The room was tense as a group of Japanese engineers and planners confronted a team of American designers across a drawing-
littered conference table. The vehicle we had been laboring on for almost a year, the first-generation Nissan Pathfinder, was in its concluding developmental phase and was bristling with challenging innovations and new forms. It was to mark Nissan's first entry into the emerging off-road SUV (sport utility vehicle) market in America.
To the Japanese at the time, the imagined uses and romantic appeal of this sport/utility hybrid appeared nearly incomprehensible. The forms of the existing American versions seemed terribly bold, even rude to their eyes. And the very notion of wanting to go "off-road," of spontaneously breaking with the pack, simply turning off a legally marked driving pathway to explore unmarked territory on an impulse was unthinkable to this eminently law-abiding people. To the engineers, among the most cautious of a well-guarded population, the whole project felt uncomfortably Western, as in the Wild West, and very alien.

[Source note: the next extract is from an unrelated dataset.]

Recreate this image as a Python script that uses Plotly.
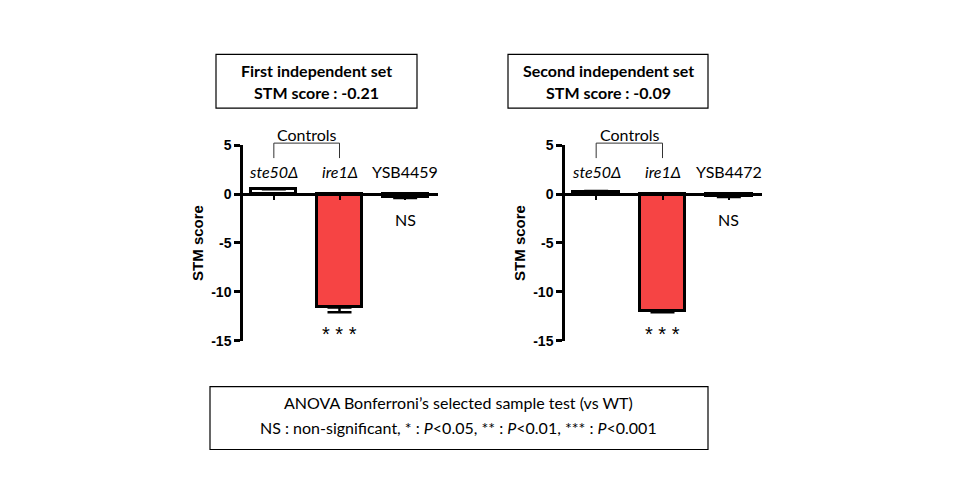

Although to our eyes we had fashioned a rather civilized, urbane variant of the genre, to Japanese eyes the forms NDI had modeled appeared audacious and rough-hewn. The fenders swelled with highly characterized "bulging triceps" around each wheel. Inspired by the protective structure of the roll bar jutting up from behind the front seats of jeeps and other military vehicles in the event of rollover on extremely rough surfaces, the Pathfinder integrated this extra bracing into the very skin of the vehicle itself. The diagonal struts strengthening the body pillar behind the front door framed the unusual triangular vent windows that appeared behind the front-door glass in the two-door version, and that provided badly needed ventilation for the rear passenger compartment.
Understandably, the Japanese planners and engineers wanted to grasp as much as possible of the thinking behind this challenging new design. By being even more thorough than usual, they provided themselves with some badly needed feelings of security and confidence in their task. Meanwhile, the American staff felt intuitively certain they had gotten hold of a truly fresh and appropriate interpretation for this kind of car and were eager to see it realized.
Each side was pushing hard and the groups had reached an impasse on the resolution of a variety of difficult issues. The project was running late due to a growing, almost obsessive need on the part of the Japanese to restudy, research, and refine every detail. In a moment of frustration at the meeting I said, "Gentlemen, aspects of this design are truly new, and if we don't get it to market soon, we simply won't be first!"
The shukan (project leader) leaned forward, somewhat agitated, and responded, "But Hirshberg-san, we were thinking about being best!"
There was an abrupt, suspended silence. The Americans looked at the Japanese, then each other, and no one moved to fill the silence or bridge the gap. What had been laid bare, exposed in its purest form, were two inarguable, fundamentally alien points of view embedded deeply in each of these cultures.
Some dawning instinct urged me to step back from the moment rather than debate "first" versus "best." I thanked the Japanese for sharing their concerns and suggested that the meeting be concluded at that point. Each group left with these dual polarities nagging and pulling at each other, like the flip-flopping images in a reversible figure/ground illusion, neither prevailing for long and nearly impossible to perceive simultaneously. In the ensuing days and weeks, however, the Japanese moved with dispatch to resolve the remaining issues while the Americans refined their concepts, double-checking every new aspect with painstaking thoroughness. Neither gave up its principal goal, but each now more fully comprehended the concerns and motivations of the other. With subtle but profoundly broadened ends in mind, the vehicle concluded in a reasonably brief period of time, all innovations included and questions fully resolved.